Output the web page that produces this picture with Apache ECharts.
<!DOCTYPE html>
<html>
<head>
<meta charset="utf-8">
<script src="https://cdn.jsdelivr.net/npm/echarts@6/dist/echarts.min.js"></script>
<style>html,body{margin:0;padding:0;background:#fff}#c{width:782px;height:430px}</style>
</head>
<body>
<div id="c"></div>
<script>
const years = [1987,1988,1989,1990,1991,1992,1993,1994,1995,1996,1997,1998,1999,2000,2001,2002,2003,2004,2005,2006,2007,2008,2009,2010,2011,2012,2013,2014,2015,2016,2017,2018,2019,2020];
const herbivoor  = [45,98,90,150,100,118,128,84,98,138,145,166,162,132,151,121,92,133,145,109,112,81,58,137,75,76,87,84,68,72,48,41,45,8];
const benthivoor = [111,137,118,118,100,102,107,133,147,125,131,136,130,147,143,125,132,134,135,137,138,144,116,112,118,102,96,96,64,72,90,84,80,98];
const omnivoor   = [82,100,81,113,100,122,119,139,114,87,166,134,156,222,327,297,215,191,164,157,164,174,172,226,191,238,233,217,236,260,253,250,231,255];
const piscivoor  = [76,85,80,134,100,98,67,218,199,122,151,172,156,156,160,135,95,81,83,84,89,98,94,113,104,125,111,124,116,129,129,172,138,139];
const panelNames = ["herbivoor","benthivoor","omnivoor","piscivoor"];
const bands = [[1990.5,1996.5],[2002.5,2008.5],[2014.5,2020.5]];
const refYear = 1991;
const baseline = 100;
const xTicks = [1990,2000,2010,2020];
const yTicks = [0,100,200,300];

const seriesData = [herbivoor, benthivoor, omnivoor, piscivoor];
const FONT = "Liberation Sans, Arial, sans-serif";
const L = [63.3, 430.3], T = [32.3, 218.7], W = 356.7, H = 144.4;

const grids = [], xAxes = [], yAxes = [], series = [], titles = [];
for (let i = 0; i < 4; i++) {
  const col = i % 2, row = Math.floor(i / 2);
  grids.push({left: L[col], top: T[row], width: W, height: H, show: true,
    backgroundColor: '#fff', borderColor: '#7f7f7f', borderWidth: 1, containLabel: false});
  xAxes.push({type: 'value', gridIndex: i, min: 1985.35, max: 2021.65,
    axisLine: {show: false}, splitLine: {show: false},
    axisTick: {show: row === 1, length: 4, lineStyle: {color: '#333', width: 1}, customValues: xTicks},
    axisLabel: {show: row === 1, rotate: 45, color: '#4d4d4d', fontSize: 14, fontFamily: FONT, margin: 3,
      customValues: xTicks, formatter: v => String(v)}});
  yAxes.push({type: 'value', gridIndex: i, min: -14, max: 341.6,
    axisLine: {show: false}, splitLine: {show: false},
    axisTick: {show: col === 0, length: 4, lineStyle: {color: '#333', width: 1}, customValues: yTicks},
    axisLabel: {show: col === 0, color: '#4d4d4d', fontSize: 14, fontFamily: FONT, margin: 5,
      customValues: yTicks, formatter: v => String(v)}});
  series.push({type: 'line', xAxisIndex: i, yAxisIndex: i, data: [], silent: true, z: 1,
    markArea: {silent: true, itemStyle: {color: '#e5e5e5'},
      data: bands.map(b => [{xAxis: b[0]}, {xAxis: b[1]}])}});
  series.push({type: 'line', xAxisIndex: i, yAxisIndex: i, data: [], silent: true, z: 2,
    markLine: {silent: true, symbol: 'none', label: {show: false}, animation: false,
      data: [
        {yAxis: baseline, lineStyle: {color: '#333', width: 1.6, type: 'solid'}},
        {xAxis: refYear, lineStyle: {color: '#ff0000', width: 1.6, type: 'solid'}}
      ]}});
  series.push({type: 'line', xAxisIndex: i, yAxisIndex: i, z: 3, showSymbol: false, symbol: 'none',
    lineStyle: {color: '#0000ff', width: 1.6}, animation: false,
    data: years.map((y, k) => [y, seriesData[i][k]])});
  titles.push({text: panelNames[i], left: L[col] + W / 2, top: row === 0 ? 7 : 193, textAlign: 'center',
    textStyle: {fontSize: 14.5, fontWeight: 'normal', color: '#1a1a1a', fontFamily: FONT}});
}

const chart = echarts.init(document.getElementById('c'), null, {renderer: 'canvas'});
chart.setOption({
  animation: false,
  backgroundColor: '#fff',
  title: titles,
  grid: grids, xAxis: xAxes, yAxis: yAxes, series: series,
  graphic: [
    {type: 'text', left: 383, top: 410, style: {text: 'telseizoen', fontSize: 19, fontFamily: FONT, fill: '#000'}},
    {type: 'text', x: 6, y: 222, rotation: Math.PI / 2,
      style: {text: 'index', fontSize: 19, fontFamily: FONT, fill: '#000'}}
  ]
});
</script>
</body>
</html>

--

Retype the data in full and match it exactly.

Output the web page that produces this picture with Apache ECharts.
<!DOCTYPE html>
<html>
<head>
<meta charset="utf-8">
<script src="https://cdn.jsdelivr.net/npm/echarts@6/dist/echarts.min.js"></script>
<style>html,body{margin:0;padding:0;background:#fff}#c{width:782px;height:430px}</style>
</head>
<body>
<div id="c"></div>
<script>
const years = [1987,1988,1989,1990,1991,1992,1993,1994,1995,1996,1997,1998,1999,2000,2001,2002,2003,2004,2005,2006,2007,2008,2009,2010,2011,2012,2013,2014,2015,2016,2017,2018,2019,2020];
const herbivoor  = [45,98,90,150,100,118,128,84,98,138,145,166,162,132,151,121,92,133,145,109,112,81,58,137,75,76,87,84,68,72,48,41,45,8];
const benthivoor = [111,137,118,118,100,102,107,133,147,125,131,136,130,147,143,125,132,134,135,137,138,144,116,112,118,102,96,96,64,72,90,84,80,98];
const omnivoor   = [82,100,81,113,100,122,119,139,114,87,166,134,156,222,327,297,215,191,164,157,164,174,172,226,191,238,233,217,236,260,253,250,231,255];
const piscivoor  = [76,85,80,134,100,98,67,218,199,122,151,172,156,156,160,135,95,81,83,84,89,98,94,113,104,125,111,124,116,129,129,172,138,139];
const panelNames = ["herbivoor","benthivoor","omnivoor","piscivoor"];
const bands = [[1990.5,1996.5],[2002.5,2008.5],[2014.5,2020.5]];
const refYear = 1991;
const baseline = 100;
const xTicks = [1990,2000,2010,2020];
const yTicks = [0,100,200,300];

const seriesData = [herbivoor, benthivoor, omnivoor, piscivoor];
const FONT = "Liberation Sans, Arial, sans-serif";
const L = [63.3, 430.3], T = [32.3, 218.7], W = 356.7, H = 144.4;

const grids = [], xAxes = [], yAxes = [], series = [], titles = [];
for (let i = 0; i < 4; i++) {
  const col = i % 2, row = Math.floor(i / 2);
  grids.push({left: L[col], top: T[row], width: W, height: H, show: true,
    backgroundColor: '#fff', borderColor: '#7f7f7f', borderWidth: 1, containLabel: false});
  xAxes.push({type: 'value', gridIndex: i, min: 1985.35, max: 2021.65,
    axisLine: {show: false}, splitLine: {show: false},
    axisTick: {show: row === 1, length: 4, lineStyle: {color: '#333', width: 1}, customValues: xTicks},
    axisLabel: {show: row === 1, rotate: 45, color: '#4d4d4d', fontSize: 14, fontFamily: FONT, margin: 3,
      customValues: xTicks, formatter: v => String(v)}});
  yAxes.push({type: 'value', gridIndex: i, min: -14, max: 341.6,
    axisLine: {show: false}, splitLine: {show: false},
    axisTick: {show: col === 0, length: 4, lineStyle: {color: '#333', width: 1}, customValues: yTicks},
    axisLabel: {show: col === 0, color: '#4d4d4d', fontSize: 14, fontFamily: FONT, margin: 5,
      customValues: yTicks, formatter: v => String(v)}});
  series.push({type: 'line', xAxisIndex: i, yAxisIndex: i, data: [], silent: true, z: 1,
    markArea: {silent: true, itemStyle: {color: '#e5e5e5'},
      data: bands.map(b => [{xAxis: b[0]}, {xAxis: b[1]}])}});
  series.push({type: 'line', xAxisIndex: i, yAxisIndex: i, data: [], silent: true, z: 2,
    markLine: {silent: true, symbol: 'none', label: {show: false}, animation: false,
      data: [
        {yAxis: baseline, lineStyle: {color: '#333', width: 1.6, type: 'solid'}},
        {xAxis: refYear, lineStyle: {color: '#ff0000', width: 1.6, type: 'solid'}}
      ]}});
  series.push({type: 'line', xAxisIndex: i, yAxisIndex: i, z: 3, showSymbol: false, symbol: 'none',
    lineStyle: {color: '#0000ff', width: 1.6}, animation: false,
    data: years.map((y, k) => [y, seriesData[i][k]])});
  titles.push({text: panelNames[i], left: L[col] + W / 2, top: row === 0 ? 7 : 193, textAlign: 'center',
    textStyle: {fontSize: 14.5, fontWeight: 'normal', color: '#1a1a1a', fontFamily: FONT}});
}

const chart = echarts.init(document.getElementById('c'), null, {renderer: 'canvas'});
chart.setOption({
  animation: false,
  backgroundColor: '#fff',
  title: titles,
  grid: grids, xAxis: xAxes, yAxis: yAxes, series: series,
  graphic: [
    {type: 'text', left: 383, top: 410, style: {text: 'telseizoen', fontSize: 19, fontFamily: FONT, fill: '#000'}},
    {type: 'text', x: 6, y: 222, rotation: Math.PI / 2,
      style: {text: 'index', fontSize: 19, fontFamily: FONT, fill: '#000'}}
  ]
});
</script>
</body>
</html>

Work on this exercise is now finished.